Data lines =
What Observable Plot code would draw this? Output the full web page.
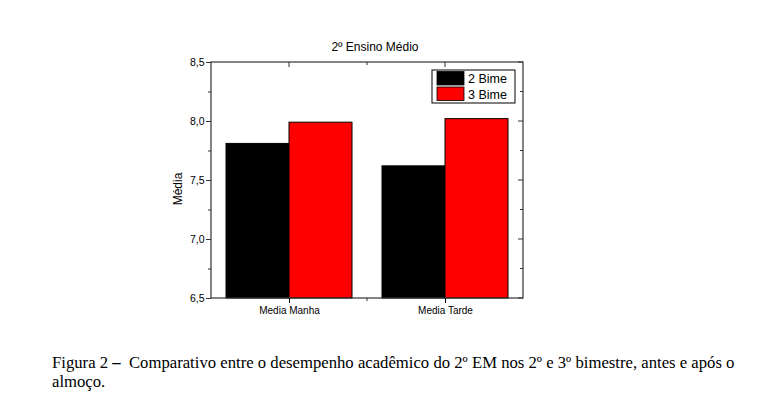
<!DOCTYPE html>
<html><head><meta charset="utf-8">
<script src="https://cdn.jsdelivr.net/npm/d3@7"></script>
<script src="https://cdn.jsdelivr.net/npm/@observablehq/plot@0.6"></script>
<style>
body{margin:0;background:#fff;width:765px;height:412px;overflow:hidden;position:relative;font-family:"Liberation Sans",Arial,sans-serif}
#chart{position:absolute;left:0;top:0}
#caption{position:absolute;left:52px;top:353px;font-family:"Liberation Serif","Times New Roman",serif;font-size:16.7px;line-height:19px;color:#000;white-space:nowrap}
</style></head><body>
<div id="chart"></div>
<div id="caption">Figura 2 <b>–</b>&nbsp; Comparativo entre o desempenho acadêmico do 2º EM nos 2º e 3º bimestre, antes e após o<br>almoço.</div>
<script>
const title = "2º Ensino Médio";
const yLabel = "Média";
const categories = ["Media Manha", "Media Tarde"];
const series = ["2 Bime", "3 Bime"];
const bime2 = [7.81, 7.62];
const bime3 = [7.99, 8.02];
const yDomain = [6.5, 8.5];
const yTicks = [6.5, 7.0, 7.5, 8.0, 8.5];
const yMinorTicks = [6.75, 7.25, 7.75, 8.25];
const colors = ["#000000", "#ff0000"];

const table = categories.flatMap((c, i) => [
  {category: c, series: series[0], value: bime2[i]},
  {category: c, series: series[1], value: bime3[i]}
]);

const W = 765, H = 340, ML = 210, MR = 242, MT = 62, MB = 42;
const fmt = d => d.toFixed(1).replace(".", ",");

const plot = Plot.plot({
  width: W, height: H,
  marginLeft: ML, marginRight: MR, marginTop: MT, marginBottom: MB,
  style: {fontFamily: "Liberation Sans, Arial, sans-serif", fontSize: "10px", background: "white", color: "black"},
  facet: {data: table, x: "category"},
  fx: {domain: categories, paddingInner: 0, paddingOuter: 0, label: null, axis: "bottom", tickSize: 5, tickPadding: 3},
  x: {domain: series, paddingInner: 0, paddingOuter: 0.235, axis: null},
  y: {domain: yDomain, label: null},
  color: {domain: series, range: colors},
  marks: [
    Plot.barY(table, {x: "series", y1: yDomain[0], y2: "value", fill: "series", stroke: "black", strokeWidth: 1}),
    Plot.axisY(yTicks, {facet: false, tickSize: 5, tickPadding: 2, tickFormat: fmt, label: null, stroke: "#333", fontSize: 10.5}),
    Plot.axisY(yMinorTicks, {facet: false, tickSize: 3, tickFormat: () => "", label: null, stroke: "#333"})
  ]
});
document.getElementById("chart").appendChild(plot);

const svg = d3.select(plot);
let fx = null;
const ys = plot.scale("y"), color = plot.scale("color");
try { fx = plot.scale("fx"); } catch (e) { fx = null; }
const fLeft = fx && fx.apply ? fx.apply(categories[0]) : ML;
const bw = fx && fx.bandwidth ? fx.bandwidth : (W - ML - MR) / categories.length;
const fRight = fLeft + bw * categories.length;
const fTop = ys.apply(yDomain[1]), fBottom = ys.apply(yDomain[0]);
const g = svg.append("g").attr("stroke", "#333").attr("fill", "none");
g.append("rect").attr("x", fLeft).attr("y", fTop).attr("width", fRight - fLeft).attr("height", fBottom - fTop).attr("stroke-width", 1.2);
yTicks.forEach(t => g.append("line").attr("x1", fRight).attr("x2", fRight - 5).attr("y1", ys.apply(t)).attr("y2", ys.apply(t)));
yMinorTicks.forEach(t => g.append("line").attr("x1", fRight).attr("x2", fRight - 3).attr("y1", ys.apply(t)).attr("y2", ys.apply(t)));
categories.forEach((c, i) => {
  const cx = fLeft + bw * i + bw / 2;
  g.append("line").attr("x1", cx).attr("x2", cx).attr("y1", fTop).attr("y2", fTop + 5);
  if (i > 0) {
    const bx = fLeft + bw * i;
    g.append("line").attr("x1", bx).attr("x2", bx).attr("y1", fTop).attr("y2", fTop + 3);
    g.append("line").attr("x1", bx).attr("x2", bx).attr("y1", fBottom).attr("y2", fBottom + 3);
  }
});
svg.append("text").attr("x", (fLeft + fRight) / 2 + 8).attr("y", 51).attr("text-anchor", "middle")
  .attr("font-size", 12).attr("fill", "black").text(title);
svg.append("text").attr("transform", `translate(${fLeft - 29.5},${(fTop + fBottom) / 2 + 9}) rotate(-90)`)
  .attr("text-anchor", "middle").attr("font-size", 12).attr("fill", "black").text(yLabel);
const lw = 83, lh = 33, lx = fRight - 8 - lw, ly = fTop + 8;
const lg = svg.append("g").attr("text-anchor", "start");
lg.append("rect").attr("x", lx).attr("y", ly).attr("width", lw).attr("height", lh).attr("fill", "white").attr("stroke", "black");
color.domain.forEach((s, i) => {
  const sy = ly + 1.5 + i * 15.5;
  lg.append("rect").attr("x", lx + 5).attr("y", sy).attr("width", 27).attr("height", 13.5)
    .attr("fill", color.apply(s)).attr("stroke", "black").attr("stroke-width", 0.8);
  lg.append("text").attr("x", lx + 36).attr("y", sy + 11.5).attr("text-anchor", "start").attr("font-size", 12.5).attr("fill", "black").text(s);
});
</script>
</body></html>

The exercise =
Exclude the pictures, and transcribe all of the material exactly.

Full answer =
What Observable Plot code would draw this? Output the full web page.
<!DOCTYPE html>
<html><head><meta charset="utf-8">
<script src="https://cdn.jsdelivr.net/npm/d3@7"></script>
<script src="https://cdn.jsdelivr.net/npm/@observablehq/plot@0.6"></script>
<style>
body{margin:0;background:#fff;width:765px;height:412px;overflow:hidden;position:relative;font-family:"Liberation Sans",Arial,sans-serif}
#chart{position:absolute;left:0;top:0}
#caption{position:absolute;left:52px;top:353px;font-family:"Liberation Serif","Times New Roman",serif;font-size:16.7px;line-height:19px;color:#000;white-space:nowrap}
</style></head><body>
<div id="chart"></div>
<div id="caption">Figura 2 <b>–</b>&nbsp; Comparativo entre o desempenho acadêmico do 2º EM nos 2º e 3º bimestre, antes e após o<br>almoço.</div>
<script>
const title = "2º Ensino Médio";
const yLabel = "Média";
const categories = ["Media Manha", "Media Tarde"];
const series = ["2 Bime", "3 Bime"];
const bime2 = [7.81, 7.62];
const bime3 = [7.99, 8.02];
const yDomain = [6.5, 8.5];
const yTicks = [6.5, 7.0, 7.5, 8.0, 8.5];
const yMinorTicks = [6.75, 7.25, 7.75, 8.25];
const colors = ["#000000", "#ff0000"];

const table = categories.flatMap((c, i) => [
  {category: c, series: series[0], value: bime2[i]},
  {category: c, series: series[1], value: bime3[i]}
]);

const W = 765, H = 340, ML = 210, MR = 242, MT = 62, MB = 42;
const fmt = d => d.toFixed(1).replace(".", ",");

const plot = Plot.plot({
  width: W, height: H,
  marginLeft: ML, marginRight: MR, marginTop: MT, marginBottom: MB,
  style: {fontFamily: "Liberation Sans, Arial, sans-serif", fontSize: "10px", background: "white", color: "black"},
  facet: {data: table, x: "category"},
  fx: {domain: categories, paddingInner: 0, paddingOuter: 0, label: null, axis: "bottom", tickSize: 5, tickPadding: 3},
  x: {domain: series, paddingInner: 0, paddingOuter: 0.235, axis: null},
  y: {domain: yDomain, label: null},
  color: {domain: series, range: colors},
  marks: [
    Plot.barY(table, {x: "series", y1: yDomain[0], y2: "value", fill: "series", stroke: "black", strokeWidth: 1}),
    Plot.axisY(yTicks, {facet: false, tickSize: 5, tickPadding: 2, tickFormat: fmt, label: null, stroke: "#333", fontSize: 10.5}),
    Plot.axisY(yMinorTicks, {facet: false, tickSize: 3, tickFormat: () => "", label: null, stroke: "#333"})
  ]
});
document.getElementById("chart").appendChild(plot);

const svg = d3.select(plot);
let fx = null;
const ys = plot.scale("y"), color = plot.scale("color");
try { fx = plot.scale("fx"); } catch (e) { fx = null; }
const fLeft = fx && fx.apply ? fx.apply(categories[0]) : ML;
const bw = fx && fx.bandwidth ? fx.bandwidth : (W - ML - MR) / categories.length;
const fRight = fLeft + bw * categories.length;
const fTop = ys.apply(yDomain[1]), fBottom = ys.apply(yDomain[0]);
const g = svg.append("g").attr("stroke", "#333").attr("fill", "none");
g.append("rect").attr("x", fLeft).attr("y", fTop).attr("width", fRight - fLeft).attr("height", fBottom - fTop).attr("stroke-width", 1.2);
yTicks.forEach(t => g.append("line").attr("x1", fRight).attr("x2", fRight - 5).attr("y1", ys.apply(t)).attr("y2", ys.apply(t)));
yMinorTicks.forEach(t => g.append("line").attr("x1", fRight).attr("x2", fRight - 3).attr("y1", ys.apply(t)).attr("y2", ys.apply(t)));
categories.forEach((c, i) => {
  const cx = fLeft + bw * i + bw / 2;
  g.append("line").attr("x1", cx).attr("x2", cx).attr("y1", fTop).attr("y2", fTop + 5);
  if (i > 0) {
    const bx = fLeft + bw * i;
    g.append("line").attr("x1", bx).attr("x2", bx).attr("y1", fTop).attr("y2", fTop + 3);
    g.append("line").attr("x1", bx).attr("x2", bx).attr("y1", fBottom).attr("y2", fBottom + 3);
  }
});
svg.append("text").attr("x", (fLeft + fRight) / 2 + 8).attr("y", 51).attr("text-anchor", "middle")
  .attr("font-size", 12).attr("fill", "black").text(title);
svg.append("text").attr("transform", `translate(${fLeft - 29.5},${(fTop + fBottom) / 2 + 9}) rotate(-90)`)
  .attr("text-anchor", "middle").attr("font-size", 12).attr("fill", "black").text(yLabel);
const lw = 83, lh = 33, lx = fRight - 8 - lw, ly = fTop + 8;
const lg = svg.append("g").attr("text-anchor", "start");
lg.append("rect").attr("x", lx).attr("y", ly).attr("width", lw).attr("height", lh).attr("fill", "white").attr("stroke", "black");
color.domain.forEach((s, i) => {
  const sy = ly + 1.5 + i * 15.5;
  lg.append("rect").attr("x", lx + 5).attr("y", sy).attr("width", 27).attr("height", 13.5)
    .attr("fill", color.apply(s)).attr("stroke", "black").attr("stroke-width", 0.8);
  lg.append("text").attr("x", lx + 36).attr("y", sy + 11.5).attr("text-anchor", "start").attr("font-size", 12.5).attr("fill", "black").text(s);
});
</script>
</body></html>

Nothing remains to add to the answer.